Various techniques are known in the art for assembling a magnetic head from cooperating pole pieces. U.S. Patents Nos. 3,909,932 and 4,901,179 are exemplary wherein gap-forming pole pieces are aligned facing each other with a bonding material, such as glass, at the apex of a V-shaped groove extending beneath the gap region.

It is also known in the art to position pole pieces a fixed distance apart and draw bonding glass into the space therebetween by capillary- action to form the gap. See for example U.S. Patents Nos. 3,246,383; 3,751,803; and 3,824,685.

DISCLOSURE OF INVENTION In view of the foregoing, it is an object of the present invention to provide a method of assembling a magnetic head from first and second sections that is of low cost and is readily suitable to a high-volume mass-production assembly operation.

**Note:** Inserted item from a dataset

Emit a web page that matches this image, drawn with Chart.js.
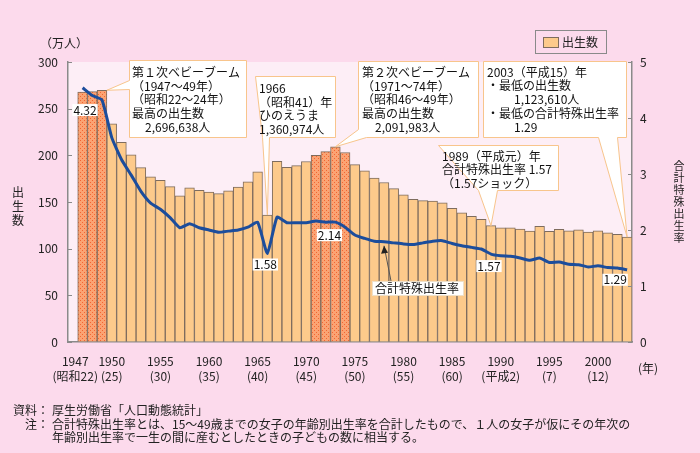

In a presently preferred embodiment, the method comprises the steps of (i) forming from either section, or both sections, at a joint interface therebetween, a relatively narrow capillary slot and a fluid-receiving trough in intersecting relationship with the capillary slot, (ii) supplying a solidifiable bonding liquid into the trough while heating the first and second sections to a temperature in a bonding temperature range to cause the liquid supplied to be drawn from the trough into the capillary slot under capillary attraction, and (iii) curing the liquid to form a solid which bonds said first and second sections ^* together by means of the solidifiable liquid in the trough and the solidifiable liquid drawn into the capillary slot.

Also, a new and improved magnetic head, manufactured by the method according to the invention, is provided. The magnetic head comprises a gapped media-contact surface formed by a pair of cooperating sections having corresponding planar surfaces abutted to each other, characterized by the planar surface of at least one of the sections

having at least one narrow elongated slot containing a solidifiable bonding fluid drawn therein under capillary attraction, the fluid upon solidifying bonding the cooperating sections together. A particular advantage of a magnetic head having bonded half sections in accordance with the present invention is that it is readily suited to a high-volume mass production operation. This is because bonding material needs to be deposited into only one end of the fluid-receiving trough. Each elongated slot, by virtue of its intersecting relationship with the fluid-receiving trough, is filled automatically by drawing bonding material from the trough under the influence of capillary attraction. Thus, for each magnetic head, bonding material deposited at one point serves to fill the fluid-receiving trough and each capillary slot, thereby bonding (and reinforcing) the two half sections of the head assembly together in each of two orthogonal directions.

A further advantage of the present invention is that multiple magnetic heads can be bonded simultaneously. That is, by temporarily coupling corresponding half sections of multiple heads together along a common interface, a single fluid-receiving trough can serve for supplying bonding material to all head assemblies at the same time.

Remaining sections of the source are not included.